— start Given records —

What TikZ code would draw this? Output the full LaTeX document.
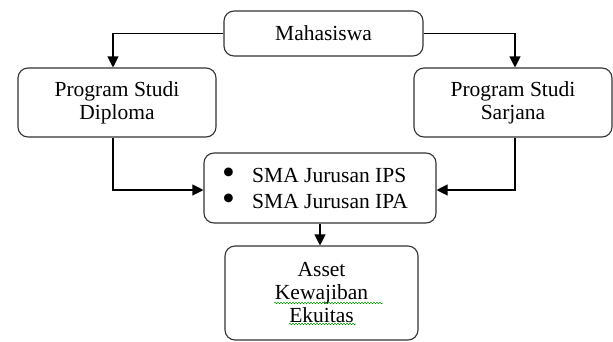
\documentclass[tikz,border=0pt]{standalone}
\usepackage{fontspec}
\setmainfont{Liberation Serif}
\usetikzlibrary{arrows.meta,decorations.pathmorphing}
\begin{document}
\begin{tikzpicture}[x=1pt,y=-1pt,
  box/.style={draw=black!80, line width=1.1pt, rounded corners=10pt, inner sep=0pt, align=center,
    font=\fontsize{21.5}{23}\selectfont},
  conn/.style={line width=1.1pt, -{Triangle[length=11pt,width=11pt]}},
  squig/.style={draw=green!55!black, line width=0.5pt, decorate,
    decoration={snake, amplitude=0.8pt, segment length=3pt}}]
\useasboundingbox (0,0) rectangle (613,341);
\node[box, minimum width=199pt, minimum height=45pt] (mah) at (323.5,33.5) {Mahasiswa};
\node[box, minimum width=198pt, minimum height=69pt] (dip) at (117,102.5) {Program Studi\\Diploma};
\node[box, minimum width=198pt, minimum height=69pt] (sar) at (513,102.5) {Program Studi\\Sarjana};
\node[box, minimum width=232pt, minimum height=70pt] (sma) at (320,188) {};
\node[inner sep=0pt, anchor=west, align=left, font=\fontsize{21.5}{26}\selectfont] (smaT) at (222,189)
  {\makebox[30pt][l]{\raisebox{-1.5pt}{\scalebox{1.7}{\textbullet}}}SMA Jurusan IPS\\\makebox[30pt][l]{\raisebox{-1.5pt}{\scalebox{1.7}{\textbullet}}}SMA Jurusan IPA};
\node[box, minimum width=193pt, minimum height=94pt] (ass) at (321.5,293) {Asset\\Kewajiban\\Ekuitas};
\draw[squig] (274,303) -- (383,303);
\draw[squig] (289,324) -- (356,324);
\draw[conn] (mah.west) -| ([xshift=-4pt]dip.north);
\draw[conn] (mah.east) -| ([xshift=2pt]sar.north);
\draw[conn] ([xshift=-4pt]dip.south) |- ([yshift=-2pt]sma.west);
\draw[conn] ([xshift=2pt]sar.south) |- ([yshift=-2pt]sma.east);
\draw[conn] (sma.south) -- (sma.south |- ass.north);
\end{tikzpicture}
\end{document}
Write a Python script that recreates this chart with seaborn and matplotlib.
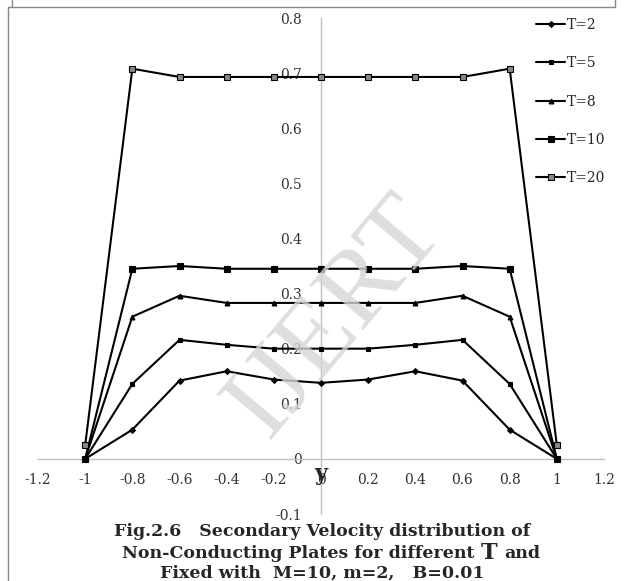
import numpy as np
import pandas as pd
import matplotlib
matplotlib.use("Agg")
import matplotlib.pyplot as plt
from matplotlib.lines import Line2D
import seaborn as sns

# ---- data ----
y_pos = [-1.0, -0.8, -0.6, -0.4, -0.2, 0.0, 0.2, 0.4, 0.6, 0.8, 1.0]
T2 = [0.0, 0.053, 0.142, 0.159, 0.144, 0.138, 0.144, 0.159, 0.142, 0.053, 0.0]
T5 = [0.0, 0.136, 0.216, 0.207, 0.200, 0.200, 0.200, 0.207, 0.216, 0.136, 0.0]
T8 = [0.0, 0.258, 0.296, 0.283, 0.283, 0.283, 0.283, 0.283, 0.296, 0.258, 0.0]
T10 = [0.0, 0.345, 0.350, 0.345, 0.345, 0.345, 0.345, 0.345, 0.350, 0.345, 0.0]
T20 = [0.025, 0.708, 0.693, 0.693, 0.693, 0.693, 0.693, 0.693, 0.693, 0.708, 0.025]
series_labels = ["T=2", "T=5", "T=8", "T=10", "T=20"]
x_ticks = [-1.2, -1.0, -0.8, -0.6, -0.4, -0.2, 0.0, 0.2, 0.4, 0.6, 0.8, 1.0, 1.2]
x_tick_labels = ["-1.2", "-1", "-0.8", "-0.6", "-0.4", "-0.2", "0", "0.2", "0.4", "0.6", "0.8", "1", "1.2"]
y_ticks = [-0.1, 0.0, 0.1, 0.2, 0.3, 0.4, 0.5, 0.6, 0.7, 0.8]
y_tick_labels = ["-0.1", "0", "0.1", "0.2", "0.3", "0.4", "0.5", "0.6", "0.7", "0.8"]
caption_l1 = "Fig.2.6   Secondary Velocity distribution of"
caption_l2a = "Non-Conducting Plates for different"
caption_l2b = "T"
caption_l2c = "and"
caption_l3 = "Fixed with  M=10, m=2,   B=0.01"

sns.set_style("white")
plt.rcParams["font.family"] = ["DejaVu Serif", "Liberation Serif"]
plt.rcParams["axes.unicode_minus"] = False

W, H = 626, 581
fig = plt.figure(figsize=(W / 100, H / 100), dpi=100)
ax = fig.add_axes([38 / W, 1 - 514 / H, (604 - 38) / W, (514 - 18) / H])

# watermark
fig.text(336 / W, 1 - 318 / H, "IJERT", rotation=50, fontsize=78, color="#d6d6d6",
         family="Liberation Serif", ha="center", va="center", alpha=0.8, zorder=0)

styles = [
    dict(marker="D", markersize=3, mfc="black"),
    dict(marker="s", markersize=3.5, mfc="black"),
    dict(marker="^", markersize=3.5, mfc="black"),
    dict(marker="s", markersize=5, mfc="black"),
    dict(marker="s", markersize=5, mfc="#888888"),
]
all_series = [T2, T5, T8, T10, T20]
for vals, lab, st in zip(all_series, series_labels, styles):
    df = pd.DataFrame({"y": y_pos, "v": vals})
    sns.lineplot(data=df, x="y", y="v", ax=ax, color="black", linewidth=1.5,
                 marker=st["marker"], markersize=st["markersize"],
                 markerfacecolor=st["mfc"], markeredgecolor="black",
                 markeredgewidth=0.8, label=lab, sort=False, zorder=3)

ax.set_xlim(-1.2, 1.2)
ax.set_ylim(-0.1, 0.8)
ax.set_xticks(x_ticks)
ax.set_xticklabels(x_tick_labels)
ax.set_yticks(y_ticks)
ax.set_yticklabels(y_tick_labels)
ax.spines["left"].set_position(("data", 0))
ax.spines["bottom"].set_position(("data", 0))
ax.spines["top"].set_visible(False)
ax.spines["right"].set_visible(False)
for s in ("left", "bottom"):
    ax.spines[s].set_color("#c0c0c0")
    ax.spines[s].set_linewidth(1.0)
ax.tick_params(axis="both", colors="#c0c0c0", labelcolor="#333333", labelsize=10,
               length=5, width=1, direction="out")
ax.tick_params(axis="y", pad=9)
ax.tick_params(axis="x", pad=5)
ax.set_xlabel("")
ax.set_ylabel("")
ax.patch.set_alpha(0)
ax.text(0.0, -0.027, "y", fontsize=16, fontweight="bold", ha="center", va="center",
        zorder=5)

leg = ax.legend(loc="upper left", bbox_to_anchor=(536 / W, 1 - 18 / H),
                bbox_transform=fig.transFigure, frameon=False, fontsize=10,
                handlelength=2.1, handletextpad=0.1, labelspacing=1.75,
                borderpad=0, borderaxespad=0)

# caption
cap_fs = 12.5
fig.text(322 / W, 1 - 531 / H, caption_l1, ha="center", va="center",
         fontsize=cap_fs, fontweight="bold")
fig.text(474 / W, 1 - 553 / H, caption_l2a, ha="right", va="center",
         fontsize=cap_fs, fontweight="bold")
fig.text(489 / W, 1 - 553 / H, caption_l2b, ha="center", va="center",
         fontsize=16, fontweight="bold")
fig.text(504 / W, 1 - 553 / H, caption_l2c, ha="left", va="center",
         fontsize=cap_fs, fontweight="bold")
fig.text(322 / W, 1 - 573 / H, caption_l3, ha="center", va="center",
         fontsize=cap_fs, fontweight="bold")

# page frame lines
gray = "#888888"
fig.add_artist(Line2D([8 / W, 8 / W], [0, 1 - 7 / H], color=gray, lw=1, transform=fig.transFigure))
fig.add_artist(Line2D([8 / W, 615 / W], [1 - 7 / H, 1 - 7 / H], color=gray, lw=1, transform=fig.transFigure))
fig.add_artist(Line2D([12 / W, 12 / W], [1 - 7 / H, 1], color=gray, lw=1, transform=fig.transFigure))
fig.add_artist(Line2D([615 / W, 615 / W], [1 - 7 / H, 1], color=gray, lw=1, transform=fig.transFigure))

fig.savefig("out.png", dpi=100, facecolor="white")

— end Given records —

Task prompt: Your answer should be a single number: the count of lines in the material above that contain "with".

Exercise solution: 2